● Objective
Pictures should be excluded; otherwise, copy every entry exactly.

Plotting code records
☆ ☆ ☆ ☆ ☆ ☆ ☆
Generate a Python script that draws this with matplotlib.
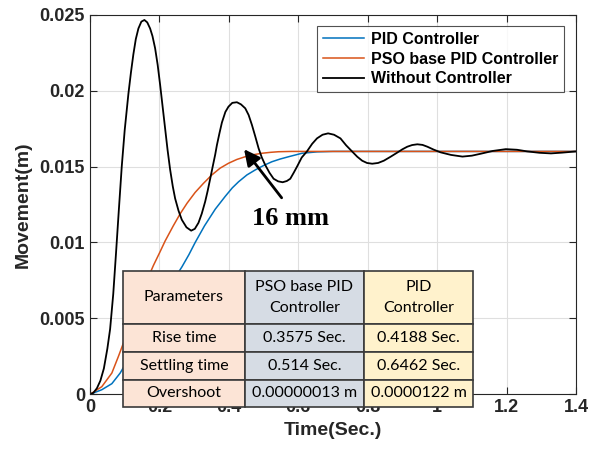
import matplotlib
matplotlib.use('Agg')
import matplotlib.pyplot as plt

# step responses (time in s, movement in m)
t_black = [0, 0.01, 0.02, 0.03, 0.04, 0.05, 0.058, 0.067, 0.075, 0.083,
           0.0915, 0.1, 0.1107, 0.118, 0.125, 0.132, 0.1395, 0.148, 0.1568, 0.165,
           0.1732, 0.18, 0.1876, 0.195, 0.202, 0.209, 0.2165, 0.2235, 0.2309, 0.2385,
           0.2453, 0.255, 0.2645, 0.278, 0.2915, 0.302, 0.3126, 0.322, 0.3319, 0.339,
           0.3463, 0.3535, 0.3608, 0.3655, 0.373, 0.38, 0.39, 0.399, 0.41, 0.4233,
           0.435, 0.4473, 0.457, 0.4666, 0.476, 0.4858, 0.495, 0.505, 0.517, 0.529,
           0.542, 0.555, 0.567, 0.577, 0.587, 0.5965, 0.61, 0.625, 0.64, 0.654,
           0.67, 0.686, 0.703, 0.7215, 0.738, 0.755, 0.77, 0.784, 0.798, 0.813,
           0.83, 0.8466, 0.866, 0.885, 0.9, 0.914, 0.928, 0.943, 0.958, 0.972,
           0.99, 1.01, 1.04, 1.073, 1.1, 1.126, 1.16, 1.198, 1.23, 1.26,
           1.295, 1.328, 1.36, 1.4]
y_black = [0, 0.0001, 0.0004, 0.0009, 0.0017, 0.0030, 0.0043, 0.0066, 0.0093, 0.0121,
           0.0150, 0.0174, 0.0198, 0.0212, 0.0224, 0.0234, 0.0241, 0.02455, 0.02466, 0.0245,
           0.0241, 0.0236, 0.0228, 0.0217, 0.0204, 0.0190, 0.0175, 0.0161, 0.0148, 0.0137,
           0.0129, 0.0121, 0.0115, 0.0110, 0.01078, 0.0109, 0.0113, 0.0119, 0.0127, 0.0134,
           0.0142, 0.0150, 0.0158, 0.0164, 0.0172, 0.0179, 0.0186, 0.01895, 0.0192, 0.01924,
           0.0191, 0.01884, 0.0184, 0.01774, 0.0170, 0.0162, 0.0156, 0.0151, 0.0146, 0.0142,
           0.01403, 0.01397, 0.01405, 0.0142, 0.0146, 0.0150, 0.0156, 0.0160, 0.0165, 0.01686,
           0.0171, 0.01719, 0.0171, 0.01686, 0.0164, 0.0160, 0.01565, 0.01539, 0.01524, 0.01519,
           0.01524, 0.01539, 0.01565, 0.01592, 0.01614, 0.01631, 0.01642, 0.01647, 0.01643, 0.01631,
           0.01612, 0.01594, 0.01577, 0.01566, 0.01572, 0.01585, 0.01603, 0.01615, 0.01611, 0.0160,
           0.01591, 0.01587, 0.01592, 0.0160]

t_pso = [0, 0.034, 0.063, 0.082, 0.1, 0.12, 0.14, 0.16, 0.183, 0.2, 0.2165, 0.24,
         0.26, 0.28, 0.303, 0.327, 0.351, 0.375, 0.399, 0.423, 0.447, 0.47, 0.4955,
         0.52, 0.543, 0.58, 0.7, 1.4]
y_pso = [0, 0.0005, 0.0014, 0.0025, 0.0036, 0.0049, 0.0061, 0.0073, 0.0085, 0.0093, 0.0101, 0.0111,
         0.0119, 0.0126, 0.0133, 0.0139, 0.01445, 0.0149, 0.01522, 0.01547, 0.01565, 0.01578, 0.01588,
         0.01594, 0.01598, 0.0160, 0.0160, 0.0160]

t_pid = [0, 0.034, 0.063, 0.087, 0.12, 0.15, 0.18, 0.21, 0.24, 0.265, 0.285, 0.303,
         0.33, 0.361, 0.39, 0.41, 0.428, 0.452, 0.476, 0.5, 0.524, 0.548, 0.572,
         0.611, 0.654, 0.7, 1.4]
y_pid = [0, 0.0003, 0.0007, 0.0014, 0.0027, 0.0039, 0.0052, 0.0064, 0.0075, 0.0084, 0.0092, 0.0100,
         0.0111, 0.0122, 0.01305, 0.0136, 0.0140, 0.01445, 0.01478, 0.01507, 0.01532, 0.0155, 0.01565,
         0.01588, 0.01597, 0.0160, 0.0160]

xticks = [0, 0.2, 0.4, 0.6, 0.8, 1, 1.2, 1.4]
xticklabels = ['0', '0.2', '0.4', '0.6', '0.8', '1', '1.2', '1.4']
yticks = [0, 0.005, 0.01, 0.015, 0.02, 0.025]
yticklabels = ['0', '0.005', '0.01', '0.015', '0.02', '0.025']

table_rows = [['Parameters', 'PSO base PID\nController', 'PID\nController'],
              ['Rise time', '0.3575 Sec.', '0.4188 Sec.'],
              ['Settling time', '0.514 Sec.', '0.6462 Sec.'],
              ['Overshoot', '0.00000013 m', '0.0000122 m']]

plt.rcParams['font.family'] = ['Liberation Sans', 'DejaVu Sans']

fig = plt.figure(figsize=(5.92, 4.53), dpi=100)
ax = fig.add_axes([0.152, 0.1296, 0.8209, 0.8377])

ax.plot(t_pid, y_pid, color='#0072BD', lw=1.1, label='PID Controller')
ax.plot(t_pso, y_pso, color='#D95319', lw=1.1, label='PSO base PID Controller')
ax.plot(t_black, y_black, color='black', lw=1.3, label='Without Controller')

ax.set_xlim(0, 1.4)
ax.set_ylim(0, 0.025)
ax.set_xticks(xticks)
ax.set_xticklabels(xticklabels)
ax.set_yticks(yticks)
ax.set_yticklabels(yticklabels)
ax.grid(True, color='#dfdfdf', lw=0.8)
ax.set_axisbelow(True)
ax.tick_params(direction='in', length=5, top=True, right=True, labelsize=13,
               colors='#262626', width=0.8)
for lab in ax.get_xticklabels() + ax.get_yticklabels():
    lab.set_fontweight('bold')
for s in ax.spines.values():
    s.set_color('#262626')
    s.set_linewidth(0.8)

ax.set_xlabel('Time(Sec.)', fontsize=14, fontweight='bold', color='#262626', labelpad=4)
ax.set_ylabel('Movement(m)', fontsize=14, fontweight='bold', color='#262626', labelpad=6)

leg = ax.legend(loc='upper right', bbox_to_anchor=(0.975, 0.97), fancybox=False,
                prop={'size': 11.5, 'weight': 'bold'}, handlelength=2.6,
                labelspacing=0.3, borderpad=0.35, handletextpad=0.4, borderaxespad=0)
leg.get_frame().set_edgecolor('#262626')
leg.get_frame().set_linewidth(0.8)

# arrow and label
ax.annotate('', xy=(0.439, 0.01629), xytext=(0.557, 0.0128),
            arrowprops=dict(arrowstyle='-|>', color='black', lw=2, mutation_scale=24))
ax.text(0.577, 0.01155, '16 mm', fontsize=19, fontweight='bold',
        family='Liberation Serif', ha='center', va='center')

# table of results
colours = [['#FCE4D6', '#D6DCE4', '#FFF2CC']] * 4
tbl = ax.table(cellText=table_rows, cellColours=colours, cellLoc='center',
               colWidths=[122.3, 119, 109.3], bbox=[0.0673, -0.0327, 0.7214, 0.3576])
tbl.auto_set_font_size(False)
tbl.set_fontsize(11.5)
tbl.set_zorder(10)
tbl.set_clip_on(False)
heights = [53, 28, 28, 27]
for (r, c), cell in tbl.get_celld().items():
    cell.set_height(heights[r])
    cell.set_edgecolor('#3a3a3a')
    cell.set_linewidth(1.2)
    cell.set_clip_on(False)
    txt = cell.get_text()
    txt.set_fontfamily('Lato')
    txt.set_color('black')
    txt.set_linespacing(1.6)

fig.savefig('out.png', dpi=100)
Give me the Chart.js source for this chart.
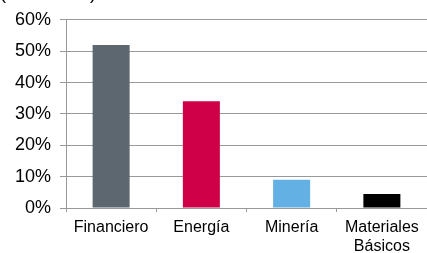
☆ ☆ ☆ ☆ ☆ ☆ ☆
● Written response
Generate a Python script that draws this with matplotlib.
import matplotlib
matplotlib.use('Agg')
import matplotlib.pyplot as plt

# step responses (time in s, movement in m)
t_black = [0, 0.01, 0.02, 0.03, 0.04, 0.05, 0.058, 0.067, 0.075, 0.083,
           0.0915, 0.1, 0.1107, 0.118, 0.125, 0.132, 0.1395, 0.148, 0.1568, 0.165,
           0.1732, 0.18, 0.1876, 0.195, 0.202, 0.209, 0.2165, 0.2235, 0.2309, 0.2385,
           0.2453, 0.255, 0.2645, 0.278, 0.2915, 0.302, 0.3126, 0.322, 0.3319, 0.339,
           0.3463, 0.3535, 0.3608, 0.3655, 0.373, 0.38, 0.39, 0.399, 0.41, 0.4233,
           0.435, 0.4473, 0.457, 0.4666, 0.476, 0.4858, 0.495, 0.505, 0.517, 0.529,
           0.542, 0.555, 0.567, 0.577, 0.587, 0.5965, 0.61, 0.625, 0.64, 0.654,
           0.67, 0.686, 0.703, 0.7215, 0.738, 0.755, 0.77, 0.784, 0.798, 0.813,
           0.83, 0.8466, 0.866, 0.885, 0.9, 0.914, 0.928, 0.943, 0.958, 0.972,
           0.99, 1.01, 1.04, 1.073, 1.1, 1.126, 1.16, 1.198, 1.23, 1.26,
           1.295, 1.328, 1.36, 1.4]
y_black = [0, 0.0001, 0.0004, 0.0009, 0.0017, 0.0030, 0.0043, 0.0066, 0.0093, 0.0121,
           0.0150, 0.0174, 0.0198, 0.0212, 0.0224, 0.0234, 0.0241, 0.02455, 0.02466, 0.0245,
           0.0241, 0.0236, 0.0228, 0.0217, 0.0204, 0.0190, 0.0175, 0.0161, 0.0148, 0.0137,
           0.0129, 0.0121, 0.0115, 0.0110, 0.01078, 0.0109, 0.0113, 0.0119, 0.0127, 0.0134,
           0.0142, 0.0150, 0.0158, 0.0164, 0.0172, 0.0179, 0.0186, 0.01895, 0.0192, 0.01924,
           0.0191, 0.01884, 0.0184, 0.01774, 0.0170, 0.0162, 0.0156, 0.0151, 0.0146, 0.0142,
           0.01403, 0.01397, 0.01405, 0.0142, 0.0146, 0.0150, 0.0156, 0.0160, 0.0165, 0.01686,
           0.0171, 0.01719, 0.0171, 0.01686, 0.0164, 0.0160, 0.01565, 0.01539, 0.01524, 0.01519,
           0.01524, 0.01539, 0.01565, 0.01592, 0.01614, 0.01631, 0.01642, 0.01647, 0.01643, 0.01631,
           0.01612, 0.01594, 0.01577, 0.01566, 0.01572, 0.01585, 0.01603, 0.01615, 0.01611, 0.0160,
           0.01591, 0.01587, 0.01592, 0.0160]

t_pso = [0, 0.034, 0.063, 0.082, 0.1, 0.12, 0.14, 0.16, 0.183, 0.2, 0.2165, 0.24,
         0.26, 0.28, 0.303, 0.327, 0.351, 0.375, 0.399, 0.423, 0.447, 0.47, 0.4955,
         0.52, 0.543, 0.58, 0.7, 1.4]
y_pso = [0, 0.0005, 0.0014, 0.0025, 0.0036, 0.0049, 0.0061, 0.0073, 0.0085, 0.0093, 0.0101, 0.0111,
         0.0119, 0.0126, 0.0133, 0.0139, 0.01445, 0.0149, 0.01522, 0.01547, 0.01565, 0.01578, 0.01588,
         0.01594, 0.01598, 0.0160, 0.0160, 0.0160]

t_pid = [0, 0.034, 0.063, 0.087, 0.12, 0.15, 0.18, 0.21, 0.24, 0.265, 0.285, 0.303,
         0.33, 0.361, 0.39, 0.41, 0.428, 0.452, 0.476, 0.5, 0.524, 0.548, 0.572,
         0.611, 0.654, 0.7, 1.4]
y_pid = [0, 0.0003, 0.0007, 0.0014, 0.0027, 0.0039, 0.0052, 0.0064, 0.0075, 0.0084, 0.0092, 0.0100,
         0.0111, 0.0122, 0.01305, 0.0136, 0.0140, 0.01445, 0.01478, 0.01507, 0.01532, 0.0155, 0.01565,
         0.01588, 0.01597, 0.0160, 0.0160]

xticks = [0, 0.2, 0.4, 0.6, 0.8, 1, 1.2, 1.4]
xticklabels = ['0', '0.2', '0.4', '0.6', '0.8', '1', '1.2', '1.4']
yticks = [0, 0.005, 0.01, 0.015, 0.02, 0.025]
yticklabels = ['0', '0.005', '0.01', '0.015', '0.02', '0.025']

table_rows = [['Parameters', 'PSO base PID\nController', 'PID\nController'],
              ['Rise time', '0.3575 Sec.', '0.4188 Sec.'],
              ['Settling time', '0.514 Sec.', '0.6462 Sec.'],
              ['Overshoot', '0.00000013 m', '0.0000122 m']]

plt.rcParams['font.family'] = ['Liberation Sans', 'DejaVu Sans']

fig = plt.figure(figsize=(5.92, 4.53), dpi=100)
ax = fig.add_axes([0.152, 0.1296, 0.8209, 0.8377])

ax.plot(t_pid, y_pid, color='#0072BD', lw=1.1, label='PID Controller')
ax.plot(t_pso, y_pso, color='#D95319', lw=1.1, label='PSO base PID Controller')
ax.plot(t_black, y_black, color='black', lw=1.3, label='Without Controller')

ax.set_xlim(0, 1.4)
ax.set_ylim(0, 0.025)
ax.set_xticks(xticks)
ax.set_xticklabels(xticklabels)
ax.set_yticks(yticks)
ax.set_yticklabels(yticklabels)
ax.grid(True, color='#dfdfdf', lw=0.8)
ax.set_axisbelow(True)
ax.tick_params(direction='in', length=5, top=True, right=True, labelsize=13,
               colors='#262626', width=0.8)
for lab in ax.get_xticklabels() + ax.get_yticklabels():
    lab.set_fontweight('bold')
for s in ax.spines.values():
    s.set_color('#262626')
    s.set_linewidth(0.8)

ax.set_xlabel('Time(Sec.)', fontsize=14, fontweight='bold', color='#262626', labelpad=4)
ax.set_ylabel('Movement(m)', fontsize=14, fontweight='bold', color='#262626', labelpad=6)

leg = ax.legend(loc='upper right', bbox_to_anchor=(0.975, 0.97), fancybox=False,
                prop={'size': 11.5, 'weight': 'bold'}, handlelength=2.6,
                labelspacing=0.3, borderpad=0.35, handletextpad=0.4, borderaxespad=0)
leg.get_frame().set_edgecolor('#262626')
leg.get_frame().set_linewidth(0.8)

# arrow and label
ax.annotate('', xy=(0.439, 0.01629), xytext=(0.557, 0.0128),
            arrowprops=dict(arrowstyle='-|>', color='black', lw=2, mutation_scale=24))
ax.text(0.577, 0.01155, '16 mm', fontsize=19, fontweight='bold',
        family='Liberation Serif', ha='center', va='center')

# table of results
colours = [['#FCE4D6', '#D6DCE4', '#FFF2CC']] * 4
tbl = ax.table(cellText=table_rows, cellColours=colours, cellLoc='center',
               colWidths=[122.3, 119, 109.3], bbox=[0.0673, -0.0327, 0.7214, 0.3576])
tbl.auto_set_font_size(False)
tbl.set_fontsize(11.5)
tbl.set_zorder(10)
tbl.set_clip_on(False)
heights = [53, 28, 28, 27]
for (r, c), cell in tbl.get_celld().items():
    cell.set_height(heights[r])
    cell.set_edgecolor('#3a3a3a')
    cell.set_linewidth(1.2)
    cell.set_clip_on(False)
    txt = cell.get_text()
    txt.set_fontfamily('Lato')
    txt.set_color('black')
    txt.set_linespacing(1.6)

fig.savefig('out.png', dpi=100)
Give me the Chart.js source for this chart.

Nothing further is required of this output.